Hacker News new | ask | show | jobs
by zgm 4137 days ago
1. Start at the simplest subsystem, and work from there.

This is especially true when working with third-party, legacy, or undocumented code. In the absence of documentation, your only way forward is to read the source code[0]. Find the main() of the simplest/smallest module in the system, and begin tracing through the code. This could be with a debugger, print statements, or the search functionality in your editor/IDE (Find Usages and Go to Declaration in Intellij are lifesavers).

2. Don't be afraid to break things apart.

If the simplest module in the system is overwhelmingly complex, start commenting out parts of the code. Go until you have effectively reduced it to "Hello, World", if you have to.
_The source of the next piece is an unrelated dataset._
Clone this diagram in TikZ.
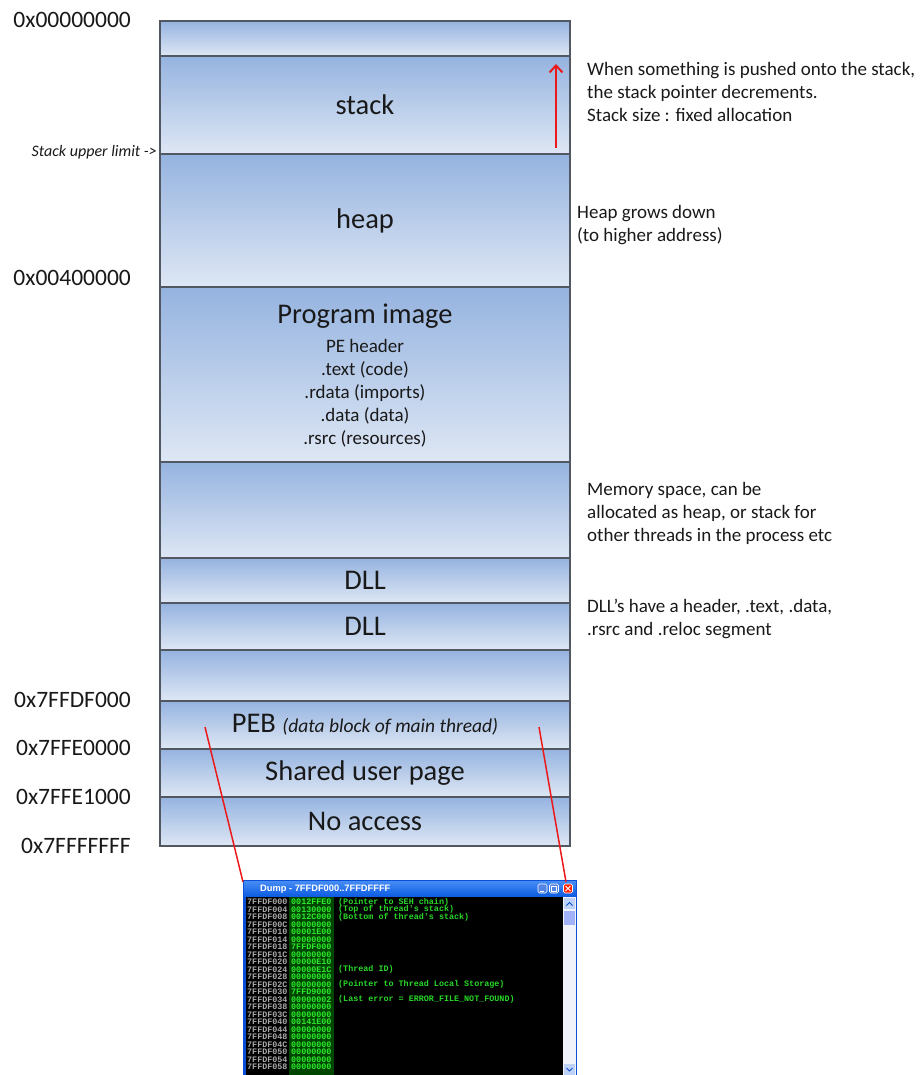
\documentclass[tikz,border=0pt]{standalone}
\usepackage{fontspec}
\setmainfont{Carlito}
\newfontfamily\monof{Liberation Mono}
\newfontfamily\titlef{Liberation Sans}
\usetikzlibrary{arrows.meta}
\definecolor{rowtop}{RGB}{149,179,224}
\definecolor{rowbot}{RGB}{222,231,244}
\definecolor{rowline}{RGB}{82,88,98}
\definecolor{txt}{RGB}{25,25,25}
\definecolor{redline}{RGB}{235,25,25}
\definecolor{winblue}{RGB}{10,80,215}
\definecolor{titletop}{RGB}{70,140,245}
\definecolor{titlebot}{RGB}{10,90,225}
\definecolor{addrgray}{RGB}{170,170,170}
\definecolor{valgreen}{RGB}{45,235,45}
\definecolor{valbg}{RGB}{0,70,0}
\definecolor{cmtgreen}{RGB}{40,215,40}
\definecolor{scrollbg}{RGB}{240,243,250}
\definecolor{scrollbtn}{RGB}{190,210,247}
\begin{document}
\begin{tikzpicture}[x=1pt,y=-1pt,
  memrow/.style={draw=rowline, line width=1.6pt, top color=rowtop, bottom color=rowbot,
    minimum width=410pt, inner sep=0pt, text=txt, font=\fontsize{28.5}{30}\selectfont},
  addr/.style={anchor=east, inner sep=0pt, text=txt, font=\fontsize{23.5}{25}\selectfont},
  note/.style={anchor=north west, align=left, inner sep=0pt, text=txt, font=\fontsize{19}{23}\selectfont},
  sub/.style={anchor=north, align=center, inner sep=0pt, text=txt, font=\fontsize{19}{23}\selectfont},
  redstroke/.style={draw=redline, line width=1.8pt},
  dumpaddr/.style={anchor=west, inner sep=0pt, text=addrgray, font=\monof\bfseries\fontsize{8.4}{8.4}\selectfont},
  dumpval/.style={anchor=west, inner sep=0pt, text=valgreen, font=\monof\bfseries\fontsize{8.4}{8.4}\selectfont},
  dumpcmt/.style={anchor=west, inner sep=0pt, text=cmtgreen, font=\monof\bfseries\fontsize{8.4}{8.4}\selectfont},
  winbtn/.style={draw=white, line width=0.6pt, fill=winblue!70!white, rounded corners=1.5pt, minimum width=9pt, minimum height=9pt, inner sep=0pt},
]
\useasboundingbox (0,0) rectangle (923,1075);

% ---------- memory rows ----------
\node[memrow, minimum height=35pt]  (r0)     at (365,38.5) {};
\node[memrow, minimum height=98pt]  (stack)  at (365,105)  {stack};
\node[memrow, minimum height=133pt] (heap)   at (365,220.5) {heap};
\node[memrow, minimum height=175pt] (prog)   at (365,374.5) {};
\node[memrow, minimum height=96pt]  (free1)  at (365,510)  {};
\node[memrow, minimum height=45pt]  (dll1)   at (365,580.5) {DLL};
\node[memrow, minimum height=47pt]  (dll2)   at (365,626.5) {DLL};
\node[memrow, minimum height=51pt]  (free2)  at (365,675.5) {};
\node[memrow, minimum height=48pt]  (peb)    at (365,725)  {PEB {\itshape\fontsize{19.5}{21}\selectfont (data block of main thread)}};
\node[memrow, minimum height=48pt]  (shared) at (365,773)  {Shared user page};
\node[memrow, minimum height=49pt]  (noacc)  at (365,821.5) {No access};

\node[inner sep=0pt, text=txt, font=\fontsize{28.5}{30}\selectfont] (progtitle) at (365,316) {Program image};
\node[sub] (progsub) at (365,339) {PE header\\.text (code)\\.rdata (imports)\\.data (data)\\.rsrc (resources)};

% ---------- addresses ----------
\node[addr] (a0) at (131,20)  {0x00000000};
\node[addr] (a1) at (131,278) {0x00400000};
\node[addr] (a2) at (131,700) {0x7FFDF000};
\node[addr] (a3) at (131,748) {0x7FFE0000};
\node[addr] (a4) at (131,797) {0x7FFE1000};
\node[addr] (a5) at (131,846) {0x7FFFFFFF};
\node[anchor=east, inner sep=0pt, text=txt, font=\itshape\fontsize{16}{17}\selectfont] (limit) at (157,152) {Stack upper limit ->};

% ---------- stack arrow ----------
\coordinate (arrS) at (556,148);
\coordinate (arrE) at (556,64);
\draw[redstroke, -{Straight Barb[length=7pt,width=13pt,line width=2pt]}] (arrS) -- (arrE);

% ---------- notes ----------
\node[note] (n1) at (587,62)  {When something is pushed onto the stack,\\the stack pointer decrements.\\Stack size : fixed allocation};
\node[note] (n2) at (577,205) {Heap grows down\\(to higher address)};
\node[note] (n3) at (587,482) {Memory space, can be\\allocated as heap, or stack for\\other threads in the process etc};
\node[note] (n4) at (587,599) {DLL’s have a header, .text, .data,\\.rsrc and .reloc segment};

% ---------- dump window ----------
\node[fill=winblue, minimum width=334pt, minimum height=200pt, inner sep=0pt, anchor=north west] (dump) at (243,880) {};
\shade[top color=titletop, bottom color=titlebot] (244,881) rectangle (576,897);
\fill[black] (246,897) rectangle (563,1080);
\fill[valbg] (289,897) rectangle (334,1080);
\fill[scrollbg] (563,897) rectangle (576,1080);
\fill[scrollbtn] (564,898) rectangle (575,909);
\fill[scrollbtn!85!blue] (564,911) rectangle (575,925);
\draw[winblue, line width=0.8pt] (566.5,905.5) -- (569.5,902.5) -- (572.5,905.5);
\fill[scrollbtn] (564,1064) rectangle (575,1075);
\draw[winblue, line width=0.8pt] (566.5,1068) -- (569.5,1071) -- (572.5,1068);
\node[anchor=west, inner sep=0pt, text=white, font=\titlef\bfseries\fontsize{9.3}{10}\selectfont] (dumptitle) at (260,889) {Dump - 7FFDF000..7FFDFFFF};
\node[winbtn] (bmin) at (542.5,888.5) {};
\node[winbtn] (bres) at (554,888.5) {};
\node[winbtn, fill=red!75!orange] (bclose) at (568,888.5) {};
\draw[white, line width=0.9pt] (539.5,891) -- (543.5,891);
\draw[white, line width=0.7pt] (551.5,886) rectangle (556.5,891);
\draw[white, line width=1pt] (565.5,886) -- (570.5,891) (570.5,886) -- (565.5,891);

\foreach \k/\a/\v in {0/000/0012FFE0, 1/004/00130000, 2/008/0012C000, 3/00C/00000000,
  4/010/00001E00, 5/014/00000000, 6/018/7FFDF000, 7/01C/00000000, 8/020/00000E10,
  9/024/00000E1C, 10/028/00000000, 11/02C/00000000, 12/030/7FFD9000, 13/034/00000002,
  14/038/00000000, 15/03C/00000000, 16/040/00141E00, 17/044/00000000, 18/048/00000000,
  19/04C/00000000, 20/050/00000000, 21/054/00000000, 22/058/00000000}{
  \node[dumpaddr] (da\k) at (247,902+7.5*\k) {7FFDF\a};
  \node[dumpval] (dv\k) at (291,902+7.5*\k) {\v};
}
\node[dumpcmt] (c0)  at (338,902)   {(Pointer to SEH chain)};
\node[dumpcmt] (c1)  at (338,909.5) {(Top of thread's stack)};
\node[dumpcmt] (c2)  at (338,917)   {(Bottom of thread's stack)};
\node[dumpcmt] (c9)  at (338,969.5) {(Thread ID)};
\node[dumpcmt] (c11) at (338,984.5) {(Pointer to Thread Local Storage)};
\node[dumpcmt] (c13) at (338,999.5) {(Last error = ERROR\_FILE\_NOT\_FOUND)};

% ---------- connectors from PEB to dump ----------
\coordinate (pebL) at (205,727);
\coordinate (pebR) at (539,727);
\coordinate (dumpL) at (243,882);
\coordinate (dumpR) at (566,882);
\draw[redstroke, line width=1.5pt] (pebL) -- (dumpL);
\draw[redstroke, line width=1.5pt] (pebR) -- (dumpR);
\end{tikzpicture}
\end{document}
From there, you can gradually add features back.

3. Constantly test your assumptions.

Don't assume comments do what they say they do.

Don't assume that config flag produces the behavior the documentation claims it does.

Do take inventory of you assumptions whenever the behavior of the system contradicts your current understanding of how it works.

You should be able to back up any claims about the system with empirical evidence e.g. when I change A to B, X happens; if I change A to C, Y happens.

[0] http://blog.codinghorror.com/learn-to-read-the-source-luke/

2 comments

Intellij does a very good job for most of my programming and I use it daily.

In the process of learning a distributed system, the process of looking at the code as its documentation is not the ideal way. One could spend enormous amount of time to just understand a simple business usecase.

But then just because it takes time doesn't make it untrue.

I would rather accept a system which self documents itself with every change.

The point of breaking things is all well and good but to truly understand everything, after breaking also one needs to put the together one by one and understand their interactions so that if any one in the pool of modules fails, one knows what exactly would have caused it and how to be more resilient towards failures.

What do you use in IntelliJ to self document? I have a hard time reviewing code effectively, so I'm curious about your strategies there.
I think there is some confusion here.

What i meant was applications should be self documenting, something like swagger comes to my mind.

It's completely different from person to person, but I use a whiteboard to draw up different components and their interactions. Then work my way down subsystems when I need to. Having that overview is very beneficial.